Kingori testified in the trial of Milorad Trbic. The State Prosecutor’s Office charged Trbic as assistant security chief of the Zvornik Brigade of the Republika Srpska Army (VRS) with genocide, and participating in the forced resettlement and execution of Bosniaks from Srebrenica.
Kingori was a member of the UN troops in Srebrenica in July 1995. He has already testified before the ICTY on several occasions. He told the Court of Bosnia and Herzegovina that the VRS attack on Srebrenica started on 6 July and lasted until 11 July 1995, when the town was taken.
“It was a unilateral attack; shooting was coming only from the Serb side.In those few days, over 200 shells would fall on the town each day. It was terrible. Targets were civilian; there was no Bosniak army in the area,” Kingori recalled.
When the VRS entered town, all the Bosniaks moved next to the Dutch Battalion base in Potocari “for greater security”.
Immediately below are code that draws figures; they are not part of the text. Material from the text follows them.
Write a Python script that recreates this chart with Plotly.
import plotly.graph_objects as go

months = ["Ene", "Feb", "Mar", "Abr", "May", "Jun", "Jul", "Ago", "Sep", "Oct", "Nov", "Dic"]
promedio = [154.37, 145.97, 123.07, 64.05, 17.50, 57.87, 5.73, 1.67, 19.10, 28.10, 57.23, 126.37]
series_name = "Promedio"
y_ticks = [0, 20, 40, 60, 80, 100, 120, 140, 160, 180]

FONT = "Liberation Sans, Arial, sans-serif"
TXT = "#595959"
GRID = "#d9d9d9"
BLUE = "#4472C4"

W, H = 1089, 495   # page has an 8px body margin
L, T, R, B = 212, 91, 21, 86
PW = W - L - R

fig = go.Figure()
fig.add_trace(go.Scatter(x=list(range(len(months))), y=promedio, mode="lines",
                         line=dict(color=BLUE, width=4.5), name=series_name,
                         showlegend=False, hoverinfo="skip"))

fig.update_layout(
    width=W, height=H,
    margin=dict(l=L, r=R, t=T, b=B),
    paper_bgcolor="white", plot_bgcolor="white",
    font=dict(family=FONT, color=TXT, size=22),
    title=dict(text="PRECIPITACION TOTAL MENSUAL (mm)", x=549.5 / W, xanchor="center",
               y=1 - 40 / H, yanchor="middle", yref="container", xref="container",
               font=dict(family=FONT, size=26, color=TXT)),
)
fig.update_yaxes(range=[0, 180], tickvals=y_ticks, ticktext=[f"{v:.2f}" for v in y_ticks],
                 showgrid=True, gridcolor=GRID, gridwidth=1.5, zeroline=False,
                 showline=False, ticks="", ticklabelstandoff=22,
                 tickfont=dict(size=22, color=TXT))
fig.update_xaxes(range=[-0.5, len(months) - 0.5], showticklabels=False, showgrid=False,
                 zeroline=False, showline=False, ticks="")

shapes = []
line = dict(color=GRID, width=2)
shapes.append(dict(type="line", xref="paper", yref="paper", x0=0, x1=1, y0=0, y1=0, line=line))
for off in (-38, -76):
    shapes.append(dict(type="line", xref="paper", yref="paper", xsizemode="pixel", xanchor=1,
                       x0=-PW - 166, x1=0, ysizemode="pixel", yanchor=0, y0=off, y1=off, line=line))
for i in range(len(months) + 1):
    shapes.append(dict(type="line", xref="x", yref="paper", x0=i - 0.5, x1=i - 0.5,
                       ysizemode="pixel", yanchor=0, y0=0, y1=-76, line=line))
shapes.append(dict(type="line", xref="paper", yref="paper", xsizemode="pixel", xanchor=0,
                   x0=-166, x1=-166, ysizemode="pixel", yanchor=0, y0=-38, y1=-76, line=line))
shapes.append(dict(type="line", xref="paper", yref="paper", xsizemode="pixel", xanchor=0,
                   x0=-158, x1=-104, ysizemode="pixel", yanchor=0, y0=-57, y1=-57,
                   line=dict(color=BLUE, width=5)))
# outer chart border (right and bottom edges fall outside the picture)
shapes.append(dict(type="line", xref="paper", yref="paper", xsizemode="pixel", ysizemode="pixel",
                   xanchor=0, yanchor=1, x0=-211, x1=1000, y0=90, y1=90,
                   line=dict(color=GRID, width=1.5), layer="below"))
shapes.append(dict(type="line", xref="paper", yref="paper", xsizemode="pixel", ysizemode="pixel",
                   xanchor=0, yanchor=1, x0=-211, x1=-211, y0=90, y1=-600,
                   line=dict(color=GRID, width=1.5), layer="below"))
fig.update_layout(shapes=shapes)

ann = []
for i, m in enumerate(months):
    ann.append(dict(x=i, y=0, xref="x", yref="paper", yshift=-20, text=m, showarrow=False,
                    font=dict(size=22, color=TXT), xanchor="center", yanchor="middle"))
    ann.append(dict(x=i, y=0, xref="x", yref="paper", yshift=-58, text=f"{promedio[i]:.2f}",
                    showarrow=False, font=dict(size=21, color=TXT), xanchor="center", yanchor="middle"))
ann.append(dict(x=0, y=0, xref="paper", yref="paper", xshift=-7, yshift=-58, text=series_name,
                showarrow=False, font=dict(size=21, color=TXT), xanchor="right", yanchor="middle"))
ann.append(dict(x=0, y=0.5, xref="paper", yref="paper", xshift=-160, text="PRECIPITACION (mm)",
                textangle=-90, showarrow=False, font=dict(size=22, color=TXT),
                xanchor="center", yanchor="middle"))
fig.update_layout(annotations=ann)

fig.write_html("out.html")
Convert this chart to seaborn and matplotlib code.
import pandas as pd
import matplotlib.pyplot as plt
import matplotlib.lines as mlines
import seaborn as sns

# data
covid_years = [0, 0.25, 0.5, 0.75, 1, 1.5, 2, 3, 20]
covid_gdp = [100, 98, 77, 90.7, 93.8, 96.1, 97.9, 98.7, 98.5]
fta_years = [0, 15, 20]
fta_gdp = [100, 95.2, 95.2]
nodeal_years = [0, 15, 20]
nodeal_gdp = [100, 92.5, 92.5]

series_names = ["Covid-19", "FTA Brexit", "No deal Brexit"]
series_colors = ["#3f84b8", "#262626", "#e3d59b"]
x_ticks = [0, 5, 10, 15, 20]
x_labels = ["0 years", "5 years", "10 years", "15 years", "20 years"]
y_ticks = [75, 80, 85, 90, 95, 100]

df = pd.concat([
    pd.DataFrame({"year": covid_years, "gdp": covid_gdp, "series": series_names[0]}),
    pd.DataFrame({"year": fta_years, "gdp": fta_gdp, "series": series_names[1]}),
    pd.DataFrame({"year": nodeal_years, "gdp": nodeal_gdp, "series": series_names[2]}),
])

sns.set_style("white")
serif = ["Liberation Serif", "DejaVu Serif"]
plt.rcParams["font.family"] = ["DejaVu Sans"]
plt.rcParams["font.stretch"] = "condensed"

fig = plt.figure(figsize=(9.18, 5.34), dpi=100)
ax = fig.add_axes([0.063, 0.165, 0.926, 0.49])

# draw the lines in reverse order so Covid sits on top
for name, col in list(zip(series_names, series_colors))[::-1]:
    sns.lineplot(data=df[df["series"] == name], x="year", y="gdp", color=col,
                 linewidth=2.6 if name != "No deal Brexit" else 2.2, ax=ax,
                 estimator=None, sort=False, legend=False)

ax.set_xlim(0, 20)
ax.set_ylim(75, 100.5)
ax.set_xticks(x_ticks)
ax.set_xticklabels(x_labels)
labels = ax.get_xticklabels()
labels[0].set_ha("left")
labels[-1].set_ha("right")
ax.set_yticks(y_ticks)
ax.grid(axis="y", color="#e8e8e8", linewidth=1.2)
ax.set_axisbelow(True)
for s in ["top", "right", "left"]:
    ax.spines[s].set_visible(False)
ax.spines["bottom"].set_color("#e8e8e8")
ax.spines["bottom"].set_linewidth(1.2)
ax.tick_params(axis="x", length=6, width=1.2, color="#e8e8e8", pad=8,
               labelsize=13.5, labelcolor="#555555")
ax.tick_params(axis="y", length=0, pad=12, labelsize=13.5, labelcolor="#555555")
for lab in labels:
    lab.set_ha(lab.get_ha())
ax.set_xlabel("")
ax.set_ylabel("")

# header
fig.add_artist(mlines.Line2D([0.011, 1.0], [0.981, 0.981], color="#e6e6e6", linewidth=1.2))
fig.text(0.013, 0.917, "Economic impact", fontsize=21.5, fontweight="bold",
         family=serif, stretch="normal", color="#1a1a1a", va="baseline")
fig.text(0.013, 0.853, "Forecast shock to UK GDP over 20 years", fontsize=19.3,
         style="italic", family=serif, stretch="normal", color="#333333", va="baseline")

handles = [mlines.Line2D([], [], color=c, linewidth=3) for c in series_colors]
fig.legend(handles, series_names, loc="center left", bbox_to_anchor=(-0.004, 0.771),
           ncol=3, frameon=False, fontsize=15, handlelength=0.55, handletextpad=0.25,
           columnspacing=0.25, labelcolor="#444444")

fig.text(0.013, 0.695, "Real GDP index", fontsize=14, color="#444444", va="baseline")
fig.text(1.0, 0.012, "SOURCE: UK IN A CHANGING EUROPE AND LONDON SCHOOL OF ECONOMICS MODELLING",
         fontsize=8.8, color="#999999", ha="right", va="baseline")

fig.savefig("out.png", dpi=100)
“In the morning of 12 July, the Serb delegation led by Ratko Mladic arrived in Potocari and separated the men, even boys of 13 and 14 years of age,and put them in the White House. It was not a big house, but they put thousands of men there,” Kingori said.
According to the witness, “in 20 minutes maximum, nearly 100 buses arrived”. Civilians were put on buses and taken away. “It was all done according to a plan. It had to be planned beforehand,” Kingori said, recalling that, at one point on that day, he went to the White House to see how the men were doing inside. He was intercepted by soldiers who were taking a Bosniak man behind the house, and he soon heard a shot coming from that direction.
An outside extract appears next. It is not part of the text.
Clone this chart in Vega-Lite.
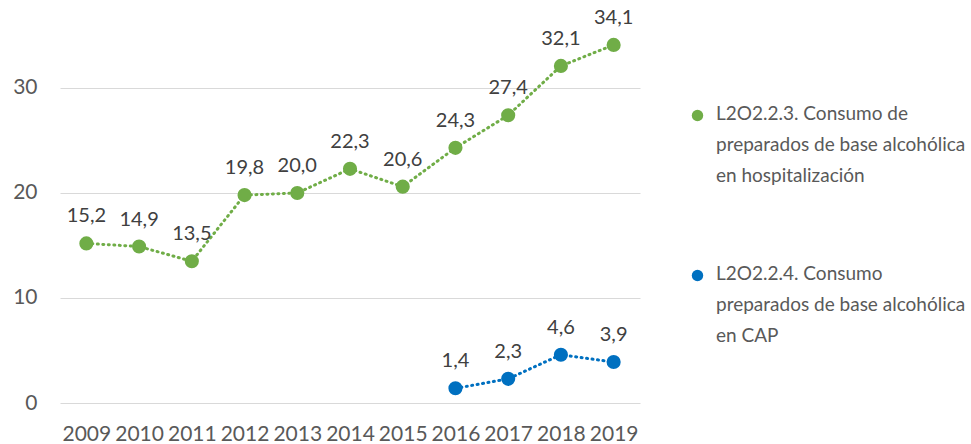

According to the indictment, on 12 July 1995, Trbic, “along with other VRS soldiers”, captured around 15 Bosniaks and took them to “a building better known as “the White House” in Potocari, where he allegedly interrogated them and directed their execution.
Kingori confirmed that, while Bosniaks were being taken away, he witnessed “many instances of ill-treatment and abuse” and was afraid that”the men were being taken to be killed”.
The defence did not examine Kingori.
“Everything that was said here today cannot be linked to my client,” Milorad Trbojevic said.
The trial resumes on 29 September 2008.